Chrono Trigger / Chrono Cross Medley
"Still Alive" (sung by Flute Link Laura and guitar by Tommy "Video Games Live" Tallarico)
The Guitar Hero thing was probably the most crazy -- they'd had a Guitar Hero competition before the performance, but we missed it since we were down in the club area, so the winner of it got called up on stage during Act 2. (I was a bit annoyed when he announced her name like "CG... is she a girl? Hey get that guys, a GIRL schooled you all at Guitar Hero. How many girl gamers are there out there tonight?" What the hell is this, 1990?) Anyway, she was told that to win the prize for this segment, she had to get 250,000 points on Van Halen's "Jump" on Hard difficulty. She was all like "Screw that, I'm doing EXPERT" and put it on Expert, and sure enough, she was able to get like 280,000 points or so. Pretty crazy. The orchestra played along with her and the choir yelled "Jump!" at the right times.
(Did I mention there was a choir? They were relevant a few times but overall I'm not sure I get what having them adds, other than some comic relief, like when Tommy yelled "are you ready, audience? are you ready, Megan? are you ready, orchestra? are you ready, choir?" before the Frogger competition, and then said "I dunno why the choir is psyched, there's no singing in Frogger.")
Tommy Tallarico is pretty annoying as a host. I don't think I can really say more than that.
I thought it was pretty neat how they had videos coordinated with the music, for all the games, that part was very well done.
I'm not sure I'd go back to VGL again, but then again, I'm not as big a videogame nerd as I was ten years ago; I'm largely unfamiliar with a lot of newer stuff, especially since I had no game console with me in Japan for the last 4 years. Plus, for whatever reason, I feel like older videogames have more memorable melodies anyway.
Shrug.
Something that amused me was going around wearing my Hanshin Tigers videogame parody t-shirt and watching people trying to surreptitiously stare at my chest trying to figure out what the bloody hell the shirt actually was, since it was clearly videogames-related but not of anything any of them had ever seen before. If anyone had actually GOTTEN it I would have been delighted, but it's not the kind of thing I expect.
Before the show there was a costume contest, won by two little kids dressed as Mario and the Princess. There were plenty of other people wandering around the place in costume anyway.
The performance itself went something like:
Opening/NES Medley
Megaman Medley
World of Warcraft Unlock Song (I don't know the name of it, it's apparently a quest reward)
A Skype session with Ralph Baer (the guy who invented the Magnavox Odyssey, the first game console)
Interactive Frogger -- two people came up from the audience and played Frogger on the big screen, while the orchestra adapted the music to their game
Afrika (the VGL orchestra was being conducted by Wataru Hokoyama, who wrote the Afrika score)

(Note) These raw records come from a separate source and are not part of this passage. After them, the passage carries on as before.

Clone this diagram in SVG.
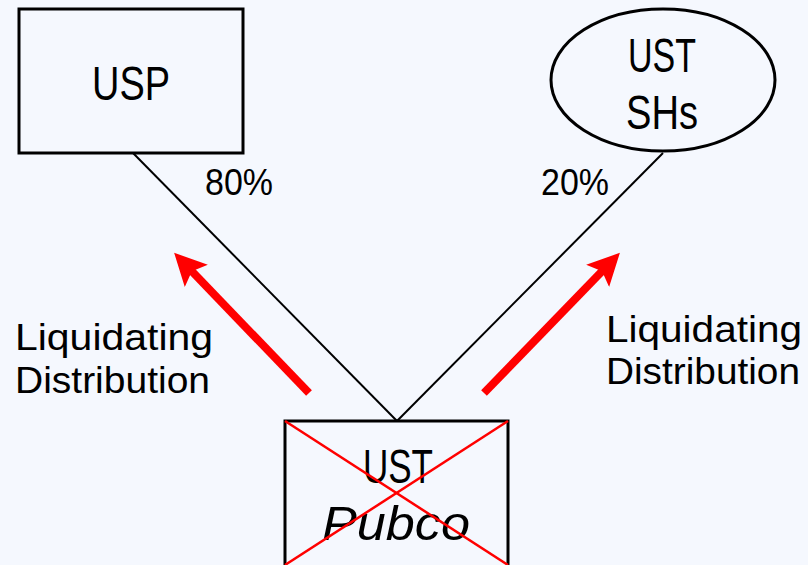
<svg xmlns="http://www.w3.org/2000/svg" width="808" height="565" viewBox="0 0 808 565">
<defs>
<style>
.box{fill:none;stroke:#000;stroke-width:3}
.t{font-family:"Liberation Sans",Arial,sans-serif;fill:#000}
.big{font-size:48px}
.mid{font-size:37px}
.conn{stroke:#000;stroke-width:2;fill:none}
.red{stroke:#ff0000;stroke-width:8;fill:none}
.x{stroke:#ff0000;stroke-width:2.5;fill:none}
</style>
<marker id="ah" viewBox="0 0 10 10" refX="6" refY="5" markerWidth="4" markerHeight="4" orient="auto" markerUnits="strokeWidth">
<path d="M0,0 L10,5 L0,10 L2,5 z" fill="#ff0000"/>
</marker>
</defs>
<rect width="808" height="565" fill="#f5f8fe"/>
<g id="connectors">
<line class="conn" x1="133" y1="153" x2="397" y2="421"/>
<line class="conn" x1="663" y1="153" x2="397" y2="421"/>
<line class="red" x1="309" y1="393" x2="183" y2="262" marker-end="url(#ah)"/>
<line class="red" x1="484" y1="393" x2="611" y2="262" marker-end="url(#ah)"/>
</g>
<g id="usp">
<rect class="box" x="19" y="9" width="224" height="144"/>
<text class="t big" x="92" y="100" textLength="78" lengthAdjust="spacingAndGlyphs">USP</text>
</g>
<g id="ust-shs">
<ellipse class="box" cx="663" cy="80" rx="112" ry="71"/>
<text class="t big" x="628" y="72" textLength="68" lengthAdjust="spacingAndGlyphs">UST</text>
<text class="t big" x="626" y="129" textLength="72" lengthAdjust="spacingAndGlyphs">SHs</text>
</g>
<g id="pubco">
<rect class="box" x="285" y="421" width="223" height="150"/>
<text class="t big" x="363" y="483" textLength="70" lengthAdjust="spacingAndGlyphs">UST</text>
<text class="t big" x="322" y="540" font-style="italic" textLength="148" lengthAdjust="spacingAndGlyphs">Pubco</text>
<line class="x" x1="285" y1="421" x2="508" y2="565"/>
<line class="x" x1="508" y1="421" x2="285" y2="565"/>
</g>
<g id="labels">
<text class="t mid" x="205" y="195" textLength="68" lengthAdjust="spacingAndGlyphs">80%</text>
<text class="t mid" x="541" y="195" textLength="68" lengthAdjust="spacingAndGlyphs">20%</text>
<text class="t mid" x="15" y="350" textLength="198" lengthAdjust="spacingAndGlyphs">Liquidating</text>
<text class="t mid" x="15" y="393" textLength="195" lengthAdjust="spacingAndGlyphs">Distribution</text>
<text class="t mid" x="606" y="342" textLength="196" lengthAdjust="spacingAndGlyphs">Liquidating</text>
<text class="t mid" x="606" y="384" textLength="194" lengthAdjust="spacingAndGlyphs">Distribution</text>
</g>
</svg>
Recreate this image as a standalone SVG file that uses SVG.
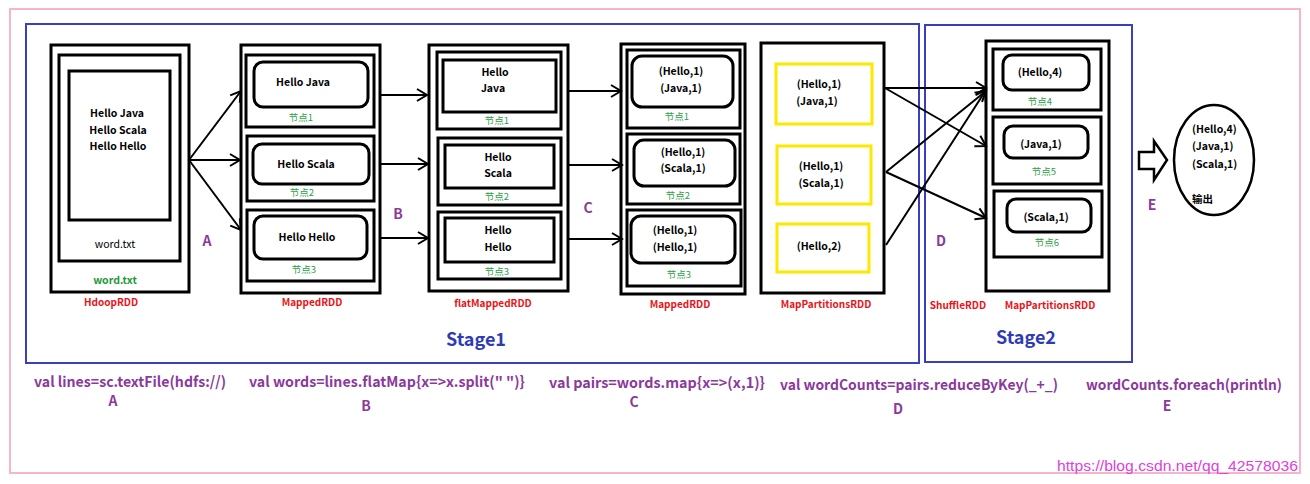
<svg xmlns="http://www.w3.org/2000/svg" width="1310" height="484" viewBox="0 0 1310 484">
<style>
.box{fill:#fff;stroke:#000;stroke-width:3}
.in{fill:none;stroke:#000;stroke-width:3}
.yl{fill:none;stroke:#ffe800;stroke-width:3}
.t{font-family:"Noto Sans CJK SC","Liberation Sans",sans-serif;font-weight:bold;font-size:10.5px;fill:#000;text-anchor:middle;dominant-baseline:central}
.g{font-family:"Noto Sans CJK SC","Liberation Sans",sans-serif;font-size:9.5px;fill:#2e9e48;text-anchor:middle;dominant-baseline:central}
.r{font-family:"Noto Sans CJK SC","Liberation Sans",sans-serif;font-weight:bold;font-size:10px;fill:#e8141a;text-anchor:middle;dominant-baseline:central}
.p{font-family:"Noto Sans CJK SC","Liberation Sans",sans-serif;font-weight:bold;font-size:14px;fill:#8b3a9c;text-anchor:middle;dominant-baseline:central}
.code{font-family:"Noto Sans CJK SC","Liberation Sans",sans-serif;font-weight:bold;font-size:14.5px;fill:#8b3a9c;text-anchor:middle;dominant-baseline:central}
.stg{font-family:"Noto Sans CJK SC","Liberation Sans",sans-serif;font-weight:bold;font-size:18px;fill:#2f3bb3;text-anchor:middle;dominant-baseline:central}
.conn{stroke:#000;stroke-width:2;fill:none;marker-end:url(#ah)}
</style>
<defs>
<marker id="ah" markerUnits="userSpaceOnUse" markerWidth="14" markerHeight="14" refX="11" refY="7" orient="auto" overflow="visible">
<path d="M1,1 L11,7 L1,13" fill="none" stroke="#000" stroke-width="2"/>
</marker>
</defs>
<rect width="1310" height="484" fill="#fff"/>
<rect x="10" y="9" width="1290" height="464" fill="none" stroke="#f4b5cd" stroke-width="2"/>
<g id="stage1">
<rect x="26" y="24" width="893" height="339" fill="none" stroke="#3a3fbf" stroke-width="2"/>
<text class="stg" x="476" y="338">Stage1</text>
</g>
<g id="stage2">
<rect x="925" y="25" width="207" height="337" fill="none" stroke="#3a3fbf" stroke-width="2"/>
<text class="stg" x="1026" y="336">Stage2</text>
</g>
<g id="hdoopRDD">
<rect class="box" x="51" y="45" width="138" height="247"/>
<rect class="in" x="59" y="55" width="121" height="206"/>
<rect class="in" x="69" y="71" width="101" height="149"/>
<text class="t" x="117" y="112">Hello Java</text>
<text class="t" x="118" y="129">Hello Scala</text>
<text class="t" x="118" y="145">Hello Hello</text>
<text class="t" x="115" y="243" style="font-weight:normal">word.txt</text>
<text class="t" x="115" y="279" style="fill:#1d9a3a">word.txt</text>
<text class="r" x="111" y="301">HdoopRDD</text>
</g>
<g id="mappedRDD1">
<rect class="box" x="241" y="45" width="139" height="248"/>
<rect class="in" x="246" y="55" width="128" height="72"/>
<rect class="in" x="254" y="62" width="114" height="45" rx="9"/>
<text class="t" x="303" y="81">Hello Java</text>
<text class="g" x="301" y="117">节点1</text>
<rect class="in" x="247" y="136" width="127" height="65"/>
<rect class="in" x="253" y="144" width="116" height="40" rx="9"/>
<text class="t" x="306" y="163">Hello Scala</text>
<text class="g" x="302" y="192">节点2</text>
<rect class="in" x="247" y="210" width="127" height="71"/>
<rect class="in" x="254" y="216" width="113" height="43" rx="9"/>
<text class="t" x="307" y="236">Hello Hello</text>
<text class="g" x="304" y="269">节点3</text>
<text class="r" x="312" y="301">MappedRDD</text>
</g>
<g id="flatMappedRDD">
<rect class="box" x="429" y="45" width="139" height="246"/>
<rect class="in" x="437" y="52" width="124" height="77"/>
<rect class="in" x="443" y="60" width="113" height="52"/>
<text class="t" x="495" y="71">Hello</text>
<text class="t" x="493" y="87">Java</text>
<text class="g" x="497" y="120">节点1</text>
<rect class="in" x="438" y="138" width="123" height="67"/>
<rect class="in" x="445" y="145" width="109" height="43"/>
<text class="t" x="498" y="156">Hello</text>
<text class="t" x="498" y="172">Scala</text>
<text class="g" x="497" y="196">节点2</text>
<rect class="in" x="438" y="212" width="123" height="67"/>
<rect class="in" x="445" y="218" width="109" height="44"/>
<text class="t" x="498" y="229">Hello</text>
<text class="t" x="498" y="246">Hello</text>
<text class="g" x="497" y="271">节点3</text>
<text class="r" x="493" y="302">flatMappedRDD</text>
</g>
<g id="mappedRDD2">
<rect class="box" x="621" y="44" width="124" height="250"/>
<rect class="in" x="627" y="50" width="113" height="78"/>
<rect class="in" x="632" y="56" width="101" height="51" rx="10"/>
<text class="t" x="681" y="70">(Hello,1)</text>
<text class="t" x="681" y="87">(Java,1)</text>
<text class="g" x="677" y="116">节点1</text>
<rect class="in" x="627" y="134" width="113" height="70"/>
<rect class="in" x="634" y="140" width="101" height="46" rx="10"/>
<text class="t" x="683" y="151">(Hello,1)</text>
<text class="t" x="683" y="167">(Scala,1)</text>
<text class="g" x="678" y="195">节点2</text>
<rect class="in" x="627" y="210" width="114" height="76"/>
<rect class="in" x="631" y="216" width="104" height="47" rx="10"/>
<text class="t" x="675" y="229">(Hello,1)</text>
<text class="t" x="675" y="246">(Hello,1)</text>
<text class="g" x="679" y="274">节点3</text>
<text class="r" x="680" y="303">MappedRDD</text>
</g>
<g id="mapPartitionsRDD1">
<rect class="box" x="761" y="43" width="123" height="250"/>
<rect class="yl" x="776" y="64" width="96" height="60"/>
<text class="t" x="819" y="83">(Hello,1)</text>
<text class="t" x="817" y="100">(Java,1)</text>
<rect class="yl" x="777" y="146" width="94" height="58"/>
<text class="t" x="821" y="165">(Hello,1)</text>
<text class="t" x="821" y="182">(Scala,1)</text>
<rect class="yl" x="777" y="224" width="92" height="48"/>
<text class="t" x="819" y="245">(Hello,2)</text>
<text class="r" x="826" y="303">MapPartitionsRDD</text>
</g>
<g id="mapPartitionsRDD2">
<rect class="box" x="986" y="41" width="123" height="250"/>
<rect class="in" x="993" y="49" width="108" height="61"/>
<rect class="in" x="1003" y="55" width="86" height="35" rx="9"/>
<text class="t" x="1040" y="71">(Hello,4)</text>
<text class="g" x="1040" y="101">节点4</text>
<rect class="in" x="993" y="117" width="108" height="67"/>
<rect class="in" x="1004" y="126" width="84" height="32" rx="9"/>
<text class="t" x="1041" y="143">(Java,1)</text>
<text class="g" x="1044" y="171">节点5</text>
<rect class="in" x="994" y="191" width="108" height="66"/>
<rect class="in" x="1007" y="199" width="84" height="33" rx="9"/>
<text class="t" x="1046" y="216">(Scala,1)</text>
<text class="g" x="1047" y="242">节点6</text>
<text class="r" x="1050" y="304">MapPartitionsRDD</text>
</g>
<g id="shuffleRDD">
<text class="r" x="958" y="304">ShuffleRDD</text>
</g>
<g id="output">
<polygon points="1139,152 1154,152 1154,141 1167,160 1154,180 1154,169 1139,169" fill="#fff" stroke="#000" stroke-width="2.5"/>
<ellipse cx="1214" cy="160" rx="40" ry="55" fill="#fff" stroke="#000" stroke-width="2.5"/>
<text class="t" x="1192" y="128" style="text-anchor:start">(Hello,4)</text>
<text class="t" x="1192" y="145" style="text-anchor:start">(Java,1)</text>
<text class="t" x="1192" y="163" style="text-anchor:start">(Scala,1)</text>
<text class="t" x="1192" y="198" style="text-anchor:start">输出</text>
</g>
<g id="connectors">
<path class="conn" d="M189,160 L241,91"/>
<path class="conn" d="M189,160 L240,160"/>
<path class="conn" d="M189,160 L241,230"/>
<path class="conn" d="M380,95 L427,95"/>
<path class="conn" d="M381,164 L428,164"/>
<path class="conn" d="M381,238 L428,238"/>
<path class="conn" d="M569,91 L621,91"/>
<path class="conn" d="M569,165 L622,165"/>
<path class="conn" d="M569,239 L622,239"/>
<path class="conn" d="M885,88 L986,88"/>
<path class="conn" d="M885,88 L986,146"/>
<path class="conn" d="M886,172 L986,91"/>
<path class="conn" d="M886,172 L986,218"/>
<path class="conn" d="M886,245 L986,90"/>
</g>
<g id="labels">
<text class="p" x="207" y="240">A</text>
<text class="p" x="398" y="213">B</text>
<text class="p" x="588" y="207">C</text>
<text class="p" x="941" y="240">D</text>
<text class="p" x="1152" y="204">E</text>
<text class="code" x="130" y="380" textLength="192" lengthAdjust="spacingAndGlyphs">val lines=sc.textFile(hdfs://)</text>
<text class="p" x="113" y="400">A</text>
<text class="code" x="387" y="380" textLength="276" lengthAdjust="spacingAndGlyphs">val words=lines.flatMap{x=&gt;x.split(" ")}</text>
<text class="p" x="366" y="405">B</text>
<text class="code" x="657" y="381" textLength="216" lengthAdjust="spacingAndGlyphs">val pairs=words.map{x=&gt;(x,1)}</text>
<text class="p" x="634" y="401">C</text>
<text class="code" x="919" y="383" textLength="278" lengthAdjust="spacingAndGlyphs">val wordCounts=pairs.reduceByKey(_+_)</text>
<text class="p" x="898" y="408">D</text>
<text class="code" x="1184" y="383" textLength="196" lengthAdjust="spacingAndGlyphs">wordCounts.foreach(println)</text>
<text class="p" x="1167" y="405">E</text>
<text x="1057" y="471" font-family="Liberation Sans, sans-serif" font-size="14" fill="#e040e0" textLength="241" lengthAdjust="spacingAndGlyphs">https://blog.csdn.net/qq_42578036</text>
</g>
</svg>
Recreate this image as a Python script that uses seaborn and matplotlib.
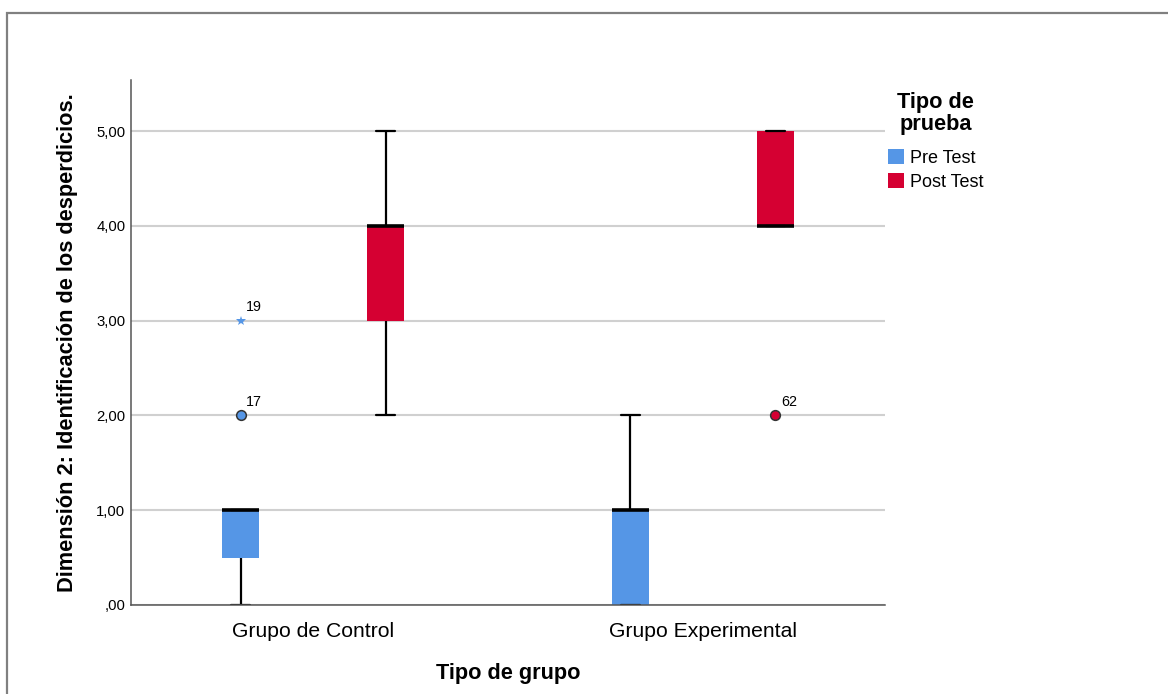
import pandas as pd
import matplotlib.pyplot as plt
import seaborn as sns
from matplotlib.patches import Patch, Rectangle

# Categories and colours
GROUPS = ["Grupo de Control", "Grupo Experimental"]
TESTS = ["Pre Test", "Post Test"]
PALETTE = ["#5596E6", "#D50032"]

# Five-number summaries: min, Q1, median, Q3, max
control_pre = [0, 0.5, 1, 1, 1]
control_post = [2, 3, 4, 4, 5]
experimental_pre = [0, 0, 1, 1, 2]
experimental_post = [4, 4, 4, 5, 5]

# Outliers (circles) and extreme values (stars) with their case numbers
outlier_group = ["Grupo de Control", "Grupo Experimental"]
outlier_test = ["Pre Test", "Post Test"]
outlier_value = [2, 2]
outlier_case = ["17", "62"]

extreme_group = ["Grupo de Control"]
extreme_test = ["Pre Test"]
extreme_value = [3]
extreme_case = ["19"]

Y_TICKS = [0, 1, 2, 3, 4, 5]

BOX_SPAN = 0.744  # seaborn width for the pair of boxes


def build_frame():
    summaries = {
        ("Grupo de Control", "Pre Test"): control_pre,
        ("Grupo de Control", "Post Test"): control_post,
        ("Grupo Experimental", "Pre Test"): experimental_pre,
        ("Grupo Experimental", "Post Test"): experimental_post,
    }
    rows = [(g, t, v) for (g, t), vals in summaries.items() for v in vals]
    return pd.DataFrame(rows, columns=["Grupo", "Prueba", "Valor"])


df = build_frame()
out_df = pd.DataFrame({"Grupo": outlier_group, "Prueba": outlier_test, "Valor": outlier_value})
ext_df = pd.DataFrame({"Grupo": extreme_group, "Prueba": extreme_test, "Valor": extreme_value})

sns.set_style("white")
plt.rcParams["font.family"] = ["Liberation Sans", "DejaVu Sans"]
plt.rcParams.update({"text.color": "black", "axes.labelcolor": "black",
                     "xtick.color": "black", "ytick.color": "black"})

fig = plt.figure(figsize=(11.68, 6.94), dpi=100)
ax = fig.add_axes([131 / 1168, 89 / 694, 754 / 1168, 525 / 694])

# whis=(0, 100) -> whiskers reach min and max of each summary
sns.boxplot(
    data=df, x="Grupo", y="Valor", hue="Prueba",
    order=GROUPS, hue_order=TESTS, palette=PALETTE,
    width=BOX_SPAN, gap=0.745, whis=(0, 100), saturation=1,
    linecolor="black", linewidth=1.6, showfliers=False,
    boxprops={"edgecolor": "none"},
    medianprops={"color": "black", "linewidth": 2.6},
    legend=False, ax=ax,
)

# outliers: circles
sns.pointplot(
    data=out_df, x="Grupo", y="Valor", hue="Prueba",
    order=GROUPS, hue_order=TESTS, palette=PALETTE,
    dodge=BOX_SPAN / 2, errorbar=None, linestyle="none", markers="o",
    markersize=7, markeredgecolor="#333333", markeredgewidth=1.1,
    legend=False, ax=ax,
)
# extremes: stars
sns.pointplot(
    data=ext_df, x="Grupo", y="Valor", hue="Prueba",
    order=GROUPS, hue_order=TESTS, palette=PALETTE,
    dodge=BOX_SPAN / 2, errorbar=None, linestyle="none", markers="*",
    markersize=7, markeredgewidth=0,
    legend=False, ax=ax,
)

# case-number labels next to the points
hue_shift = {TESTS[0]: -BOX_SPAN / 4, TESTS[1]: BOX_SPAN / 4}
for groups, tests, values, cases in [
    (outlier_group, outlier_test, outlier_value, outlier_case),
    (extreme_group, extreme_test, extreme_value, extreme_case),
]:
    for g, t, v, c in zip(groups, tests, values, cases):
        ax.annotate(c, (GROUPS.index(g) + hue_shift[t], v), xytext=(4, 5),
                    textcoords="offset points", ha="left", va="bottom", fontsize=10.3)

ax.set_xlim(-0.467, 1.467)
ax.set_ylim(0, 5.54)
ax.set_yticks(Y_TICKS)
ax.set_yticklabels([f"{v:.2f}".replace(".", ",").lstrip("0") for v in Y_TICKS])
ax.yaxis.grid(True, color="#d0d0d0", linewidth=1.5)
ax.set_axisbelow(True)

sns.despine(ax=ax)
for side in ["left", "bottom"]:
    ax.spines[side].set_color("#555555")
    ax.spines[side].set_linewidth(1.1)

ax.tick_params(axis="y", length=0, pad=4, labelsize=10.7)
ax.tick_params(axis="x", length=0, pad=12, labelsize=15.2)

ax.set_xlabel("Tipo de grupo", fontsize=15.7, fontweight="bold", labelpad=16)
ax.set_ylabel("Dimensión 2: Identificación de los desperdicios.", fontsize=15.7,
              fontweight="bold", labelpad=13)

handles = [Patch(facecolor=c, edgecolor="none") for c in PALETTE]
leg = ax.legend(handles, TESTS, title="Tipo de\nprueba", loc="upper left",
                bbox_to_anchor=(1.004, 0.9765), frameon=False, fontsize=13,
                title_fontsize=15.7, handlelength=0.9, handleheight=0.9,
                handletextpad=0.3, labelspacing=0.35, borderpad=0, borderaxespad=0)
leg.get_title().set_fontweight("bold")
leg.get_title().set_multialignment("center")
leg.get_title().set_linespacing(1.05)
leg._legend_box.sep = 10  # gap between title and entries

# grey outer frame as in the SPSS output
fig.add_artist(Rectangle((6.5 / 1168, -0.1), 1.2, (694 - 13) / 694 + 0.1,
                         transform=fig.transFigure, fill=False,
                         edgecolor="#808080", linewidth=1.6, clip_on=False))

fig.savefig("out.png", dpi=100)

Flute Link (some girl named Laura who's become famous as a cosplaying flute player)
Halo (they had the Halo composers there, too)
Act 2 opened with Shadow of the Colossus (whatever).
Castlevania Medley
Tron Medley
The Icarus Kid performance (basically a Metroid-remixing dude)
Metal Gear Solid 3 opening
Guitar Hero Performance "Jump"
Street Fighter Medley
Final Fantasy 7 "One Winged Angel"
Chrono Trigger / Chrono Cross Medley
"Still Alive" (sung by Flute Link Laura and guitar by Tommy "Video Games Live" Tallarico)
The Guitar Hero thing was probably the most crazy -- they'd had a Guitar Hero competition before the performance, but we missed it since we were down in the club area, so the winner of it got called up on stage during Act 2. (I was a bit annoyed when he announced her name like "CG... is she a girl? Hey get that guys, a GIRL schooled you all at Guitar Hero. How many girl gamers are there out there tonight?" What the hell is this, 1990?) Anyway, she was told that to win the prize for this segment, she had to get 250,000 points on Van Halen's "Jump" on Hard difficulty. She was all like "Screw that, I'm doing EXPERT" and put it on Expert, and sure enough, she was able to get like 280,000 points or so. Pretty crazy. The orchestra played along with her and the choir yelled "Jump!" at the right times.
(Did I mention there was a choir? They were relevant a few times but overall I'm not sure I get what having them adds, other than some comic relief, like when Tommy yelled "are you ready, audience? are you ready, Megan? are you ready, orchestra? are you ready, choir?" before the Frogger competition, and then said "I dunno why the choir is psyched, there's no singing in Frogger.")
Tommy Tallarico is pretty annoying as a host. I don't think I can really say more than that.
I thought it was pretty neat how they had videos coordinated with the music, for all the games, that part was very well done.
I'm not sure I'd go back to VGL again, but then again, I'm not as big a videogame nerd as I was ten years ago; I'm largely unfamiliar with a lot of newer stuff, especially since I had no game console with me in Japan for the last 4 years. Plus, for whatever reason, I feel like older videogames have more memorable melodies anyway.
Shrug.
Something that amused me was going around wearing my Hanshin Tigers videogame parody t-shirt and watching people trying to surreptitiously stare at my chest trying to figure out what the bloody hell the shirt actually was, since it was clearly videogames-related but not of anything any of them had ever seen before. If anyone had actually GOTTEN it I would have been delighted, but it's not the kind of thing I expect.